- _Supplied material_:
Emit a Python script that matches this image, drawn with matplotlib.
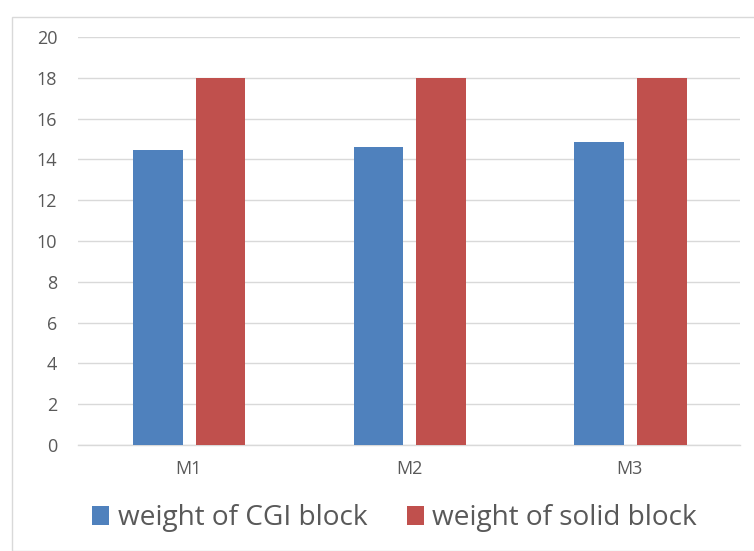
import numpy as np
import matplotlib.pyplot as plt
from matplotlib.patches import Rectangle

categories = ["M1", "M2", "M3"]
cgi_weight = [14.45, 14.62, 14.85]
solid_weight = [18, 18, 18]
series_names = ["weight of CGI block", "weight of solid block"]

plt.rcParams["font.family"] = ["Open Sans", "DejaVu Sans"]

fig = plt.figure(figsize=(7.54, 5.51), dpi=100)
ax = fig.add_axes([78 / 754, 106 / 551, 662 / 754, 408 / 551])

x = np.arange(len(categories))
w = 0.225
off = 0.142
ax.bar(x - off + 0.004, cgi_weight, w, color="#4f81bd", label=series_names[0], zorder=3)
ax.bar(x + off + 0.004, solid_weight, w, color="#c0504d", label=series_names[1], zorder=3)

ax.set_xlim(-0.5, 2.5)
ax.set_ylim(0, 20)
ax.set_yticks(range(0, 21, 2))
ax.set_xticks(x)
ax.set_xticklabels(categories)
ax.grid(axis="y", color="#d9d9d9", linewidth=1, zorder=0)
for s in ["top", "right", "left"]:
    ax.spines[s].set_visible(False)
ax.spines["bottom"].set_color("#d9d9d9")
ax.spines["bottom"].set_linewidth(1)
ax.tick_params(length=0, colors="#595959", labelsize=13)
ax.tick_params(axis="y", pad=15)
ax.tick_params(axis="x", pad=11)

ax.legend(loc="center", bbox_to_anchor=(0.478, -0.18), ncol=2, frameon=False,
          fontsize=20.2, labelcolor="#595959", handlelength=0.62, handleheight=0.62,
          handletextpad=0.3, columnspacing=1.4)

fig.patches.append(Rectangle((12 / 754, 0), 760 / 754, 534 / 551, transform=fig.transFigure,
                             fill=False, edgecolor="#d9d9d9", linewidth=1))

fig.savefig("out.png", dpi=100)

- _Given task_: Look through the listing and extract every line with "matplotlib" in it.

- _Right answer_:
Emit a Python script that matches this image, drawn with matplotlib.
import matplotlib.pyplot as plt
from matplotlib.patches import Rectangle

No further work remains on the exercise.